--- start of MATERIAL PROVIDED ---
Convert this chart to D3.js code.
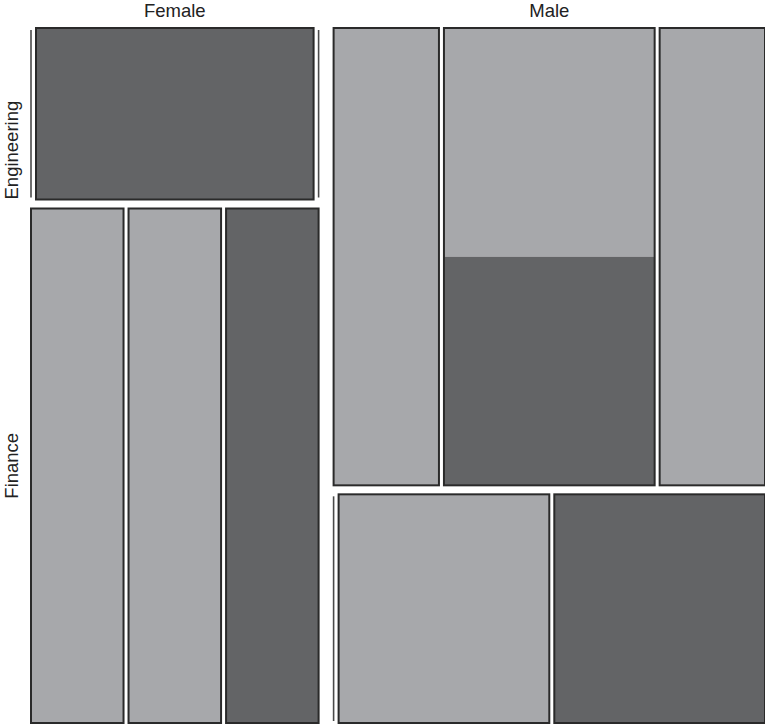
<!DOCTYPE html>
<html>
<head>
<meta charset="utf-8">
<script src="https://cdn.jsdelivr.net/npm/d3@7"></script>
<style>
  body { margin: 0; background: #fff; }
  text { font-family: "Liberation Sans", Arial, sans-serif; font-size: 18.5px; fill: #222; }
</style>
</head>
<body>
<script>
let genders = ["Female", "Male"];
let depts = ["Engineering", "Finance"];
let groups = ["A", "B", "C"];
let outcomes = ["Yes", "No"];

// counts per group: [Yes, No]
let femaleEngineering = [[0, 0], [0, 1], [0, 0]];
let femaleFinance = [[1, 0], [1, 0], [0, 1]];
let maleEngineering = [[1, 0], [1, 1], [1, 0]];
let maleFinance = [[0, 0], [1, 0], [0, 1]];

let tabla = [
  [femaleEngineering, femaleFinance],
  [maleEngineering, maleFinance],
];

let colores = d3.scaleOrdinal().domain(outcomes).range(["#a7a8ab", "#636466"]);

// reparte un intervalo [a, b] en trozos proporcionales con huecos
function partir(a, b, pesos, hueco) {
  let total = d3.sum(pesos);
  let s = d3.scaleLinear().domain([0, total]).range([a, b - hueco * (pesos.length - 1)]);
  let acc = 0;
  return pesos.map(function (p, i) {
    let x0 = s(acc) + hueco * i;
    acc += p;
    return [x0, s(acc) + hueco * i];
  });
}

function graficar() {
  let w = 765;
  let h = 725;
  let svg = d3.select("body").append("svg").attr("width", w).attr("height", h);

  let sumaGrupo = (g) => d3.sum(g, (c) => d3.sum(c));

  let xs = partir(31, 765, tabla.map((gen) => d3.sum(gen, sumaGrupo)), 15);

  tabla.forEach(function (gen, gi) {
    let ys = partir(28, 723, gen.map(sumaGrupo), 9);

    svg.append("text")
      .attr("x", (xs[gi][0] + xs[gi][1]) / 2)
      .attr("y", 17)
      .attr("text-anchor", "middle")
      .text(genders[gi]);

    gen.forEach(function (dep, di) {
      if (gi == 0) {
        // etiqueta de fila (solo en la columna izquierda)
        let yl = di == 0 ? ys[di][1] : (ys[di][0] + ys[di][1]) / 2;
        svg.append("text")
          .attr("transform", "translate(18," + yl + ") rotate(-90)")
          .attr("text-anchor", di == 0 ? "start" : "middle")
          .text(depts[di]);
      }

      let gx = partir(xs[gi][0], xs[gi][1], dep.map((c) => d3.sum(c)), 5);

      dep.forEach(function (celda, ci) {
        let [x0, x1] = gx[ci];
        let [y0, y1] = ys[di];
        if (d3.sum(celda) == 0) {
          svg.append("line")
            .attr("x1", x0).attr("x2", x0)
            .attr("y1", y0 + 2).attr("y2", y1 - 2)
            .attr("stroke", "#4a4a4a")
            .attr("stroke-width", 1.6);
          return;
        }
        let partes = partir(y0, y1, celda, 0);
        svg.selectAll(null)
          .data(celda)
          .enter()
          .append("rect")
          .attr("x", x0)
          .attr("width", x1 - x0)
          .attr("y", (d, i) => partes[i][0])
          .attr("height", (d, i) => partes[i][1] - partes[i][0])
          .attr("fill", (d, i) => colores(outcomes[i]));

        svg.append("rect")
          .attr("x", x0).attr("y", y0)
          .attr("width", x1 - x0).attr("height", y1 - y0)
          .attr("fill", "none")
          .attr("stroke", "#2a2a2a")
          .attr("stroke-width", 2);
      });
    });
  });
}

graficar();
</script>
</body>
</html>
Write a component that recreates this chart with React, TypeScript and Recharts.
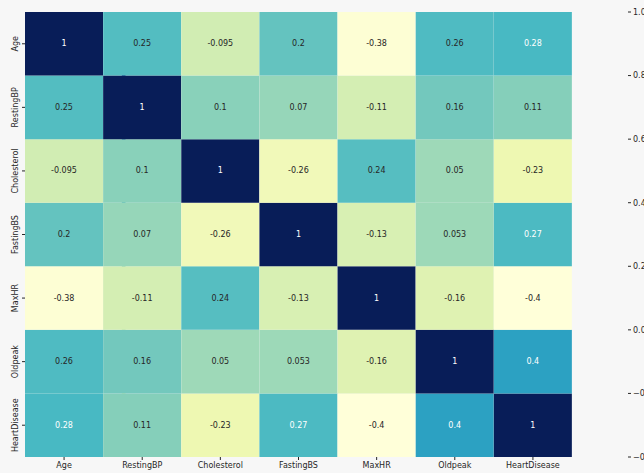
import { BarChart, Bar, XAxis, YAxis, Cell, LabelList, ReferenceArea } from "recharts";

const LABELS = ["Age", "RestingBP", "Cholesterol", "FastingBS", "MaxHR", "Oldpeak", "HeartDisease"];

const AGE = [1, 0.25, -0.095, 0.2, -0.38, 0.26, 0.28];
const RESTING_BP = [0.25, 1, 0.1, 0.07, -0.11, 0.16, 0.11];
const CHOLESTEROL = [-0.095, 0.1, 1, -0.26, 0.24, 0.05, -0.23];
const FASTING_BS = [0.2, 0.07, -0.26, 1, -0.13, 0.053, 0.27];
const MAX_HR = [-0.38, -0.11, 0.24, -0.13, 1, -0.16, -0.4];
const OLDPEAK = [0.26, 0.16, 0.05, 0.053, -0.16, 1, 0.4];
const HEART_DISEASE = [0.28, 0.11, -0.23, 0.27, -0.4, 0.4, 1];

const MATRIX = [AGE, RESTING_BP, CHOLESTEROL, FASTING_BS, MAX_HR, OLDPEAK, HEART_DISEASE];

const CB_TICKS = [-0.4, -0.2, 0, 0.2, 0.4, 0.6, 0.8, 1.0];
const VMIN = -0.4;
const VMAX = 1;

// colorbrewer YlGnBu (matplotlib)
const YLGNBU = ["#ffffd9", "#edf8b1", "#c7e9b4", "#7fcdbb", "#41b6c4", "#1d91c0", "#225ea8", "#253494", "#081d58"];

const hexToRgb = (h: string) => [1, 3, 5].map((i) => parseInt(h.slice(i, i + 2), 16));

function cmap(v: number): number[] {
  const t = Math.min(1, Math.max(0, (v - VMIN) / (VMAX - VMIN))) * (YLGNBU.length - 1);
  const i = Math.min(YLGNBU.length - 2, Math.floor(t));
  const f = t - i;
  const a = hexToRgb(YLGNBU[i]);
  const b = hexToRgb(YLGNBU[i + 1]);
  return a.map((x, k) => x + (b[k] - x) * f);
}

const toCss = (rgb: number[]) => `rgb(${rgb.map((x) => Math.round(x)).join(",")})`;

function textColor(rgb: number[]) {
  const lin = rgb.map((c) => {
    const s = c / 255;
    return s <= 0.03928 ? s / 12.92 : Math.pow((s + 0.055) / 1.055, 2.4);
  });
  const l = 0.2126 * lin[0] + 0.7152 * lin[1] + 0.0722 * lin[2];
  return l > 0.408 ? "#262626" : "#ffffff";
}

const fmt = (v: number) => String(Number(v.toPrecision(2)));

// one entry per column, each row is a stacked unit cell
const heatData = LABELS.map((name) => {
  const d: Record<string, any> = { name };
  LABELS.forEach((_, r) => (d[`r${r}`] = 1));
  return d;
});

const FONT = "DejaVu Sans, sans-serif";
const INK = "#262626";

// colorbar sits right of the heatmap; plot width = 547px, bar from 606 to 628
const PLOT_W = 547;
const CB_X1 = (606 - 25) / PLOT_W;
const CB_X2 = (628 - 25) / PLOT_W;

const cellLabel = (r: number) => (props: any) => {
  const box = props.viewBox ?? props;
  const { x, y, width, height } = box;
  const c = props.index;
  const v = MATRIX[r][c];
  return (
    <text
      x={x + width / 2}
      y={y + height / 2}
      textAnchor="middle"
      dominantBaseline="central"
      fontSize={8}
      fontFamily={FONT}
      fill={textColor(cmap(v))}
    >
      {fmt(v)}
    </text>
  );
};

const YTick = (props: any) => {
  const { y, payload } = props;
  const name = LABELS[LABELS.length - 1 - Math.floor(payload.value)];
  return (
    <g transform={`translate(18,${y})`}>
      <text transform="rotate(-90)" textAnchor="middle" fontSize={8} fontFamily={FONT} fill={INK}>
        {name}
      </text>
    </g>
  );
};

const CbTick = (props: any) => {
  const { y, payload } = props;
  const label = payload.value.toFixed(1).replace("-", "\u2212");
  return (
    <g>
      <line x1={628} x2={631} y1={y} y2={y} stroke={INK} />
      <text x={633} y={y} dy="0.35em" fontSize={8} fontFamily={FONT} fill={INK}>
        {label}
      </text>
    </g>
  );
};

export default function App() {
  const rowOrder = LABELS.map((_, i) => LABELS.length - 1 - i);
  return (
    <div
      style={{
        position: "absolute",
        left: 0,
        top: 0,
        width: 644,
        height: 473,
        background: "#f7f7f7",
        overflow: "hidden",
        fontFamily: FONT,
      }}
    >
      <BarChart
        width={644}
        height={473}
        data={heatData}
        margin={{ top: 12, right: 0, left: 0, bottom: 0 }}
        barCategoryGap={0}
      >
        <defs>
          <linearGradient id="cbGrad" x1="0" y1="1" x2="0" y2="0">
            {YLGNBU.map((c, i) => (
              <stop key={i} offset={i / (YLGNBU.length - 1)} stopColor={c} />
            ))}
          </linearGradient>
        </defs>
        <XAxis
          dataKey="name"
          height={16}
          interval={0}
          axisLine={false}
          tickSize={3}
          tickLine={{ stroke: INK }}
          tick={{ fontSize: 8, fill: INK, fontFamily: FONT }}
        />
        <XAxis xAxisId="cb" type="number" domain={[0, 1]} allowDataOverflow hide />
        <YAxis
          type="number"
          width={25}
          domain={[0, LABELS.length]}
          ticks={LABELS.map((_, i) => i + 0.5)}
          axisLine={false}
          tickSize={3}
          tickLine={{ stroke: INK }}
          tick={<YTick />}
        />
        <YAxis
          yAxisId="cb"
          orientation="right"
          type="number"
          width={72}
          domain={[VMIN, VMAX]}
          allowDataOverflow
          ticks={CB_TICKS}
          axisLine={false}
          tickLine={false}
          tick={<CbTick />}
        />
        {rowOrder.map((r) => (
          <Bar key={r} dataKey={`r${r}`} stackId="a" isAnimationActive={false}>
            {LABELS.map((_, c) => (
              <Cell key={c} fill={toCss(cmap(MATRIX[r][c]))} />
            ))}
            <LabelList dataKey={`r${r}`} content={cellLabel(r)} />
          </Bar>
        ))}
        <ReferenceArea
          xAxisId="cb"
          yAxisId="cb"
          x1={CB_X1}
          x2={CB_X2}
          y1={VMIN}
          y2={VMAX}
          fill="url(#cbGrad)"
          fillOpacity={1}
          stroke="none"
          ifOverflow="visible"
        />
      </BarChart>
    </div>
  );
}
--- end of MATERIAL PROVIDED ---
AIM:
Leave the pictures out, and transcribe exactly the lines above starting at the one that contains "Write a component" and ending at the one that contains "const hexToRgb = (h: string)".

ANSWER TO THE TASK:
Write a component that recreates this chart with React, TypeScript and Recharts.
import { BarChart, Bar, XAxis, YAxis, Cell, LabelList, ReferenceArea } from "recharts";

const LABELS = ["Age", "RestingBP", "Cholesterol", "FastingBS", "MaxHR", "Oldpeak", "HeartDisease"];

const AGE = [1, 0.25, -0.095, 0.2, -0.38, 0.26, 0.28];
const RESTING_BP = [0.25, 1, 0.1, 0.07, -0.11, 0.16, 0.11];
const CHOLESTEROL = [-0.095, 0.1, 1, -0.26, 0.24, 0.05, -0.23];
const FASTING_BS = [0.2, 0.07, -0.26, 1, -0.13, 0.053, 0.27];
const MAX_HR = [-0.38, -0.11, 0.24, -0.13, 1, -0.16, -0.4];
const OLDPEAK = [0.26, 0.16, 0.05, 0.053, -0.16, 1, 0.4];
const HEART_DISEASE = [0.28, 0.11, -0.23, 0.27, -0.4, 0.4, 1];

const MATRIX = [AGE, RESTING_BP, CHOLESTEROL, FASTING_BS, MAX_HR, OLDPEAK, HEART_DISEASE];

const CB_TICKS = [-0.4, -0.2, 0, 0.2, 0.4, 0.6, 0.8, 1.0];
const VMIN = -0.4;
const VMAX = 1;

// colorbrewer YlGnBu (matplotlib)
const YLGNBU = ["#ffffd9", "#edf8b1", "#c7e9b4", "#7fcdbb", "#41b6c4", "#1d91c0", "#225ea8", "#253494", "#081d58"];

const hexToRgb = (h: string) => [1, 3, 5].map((i) => parseInt(h.slice(i, i + 2), 16));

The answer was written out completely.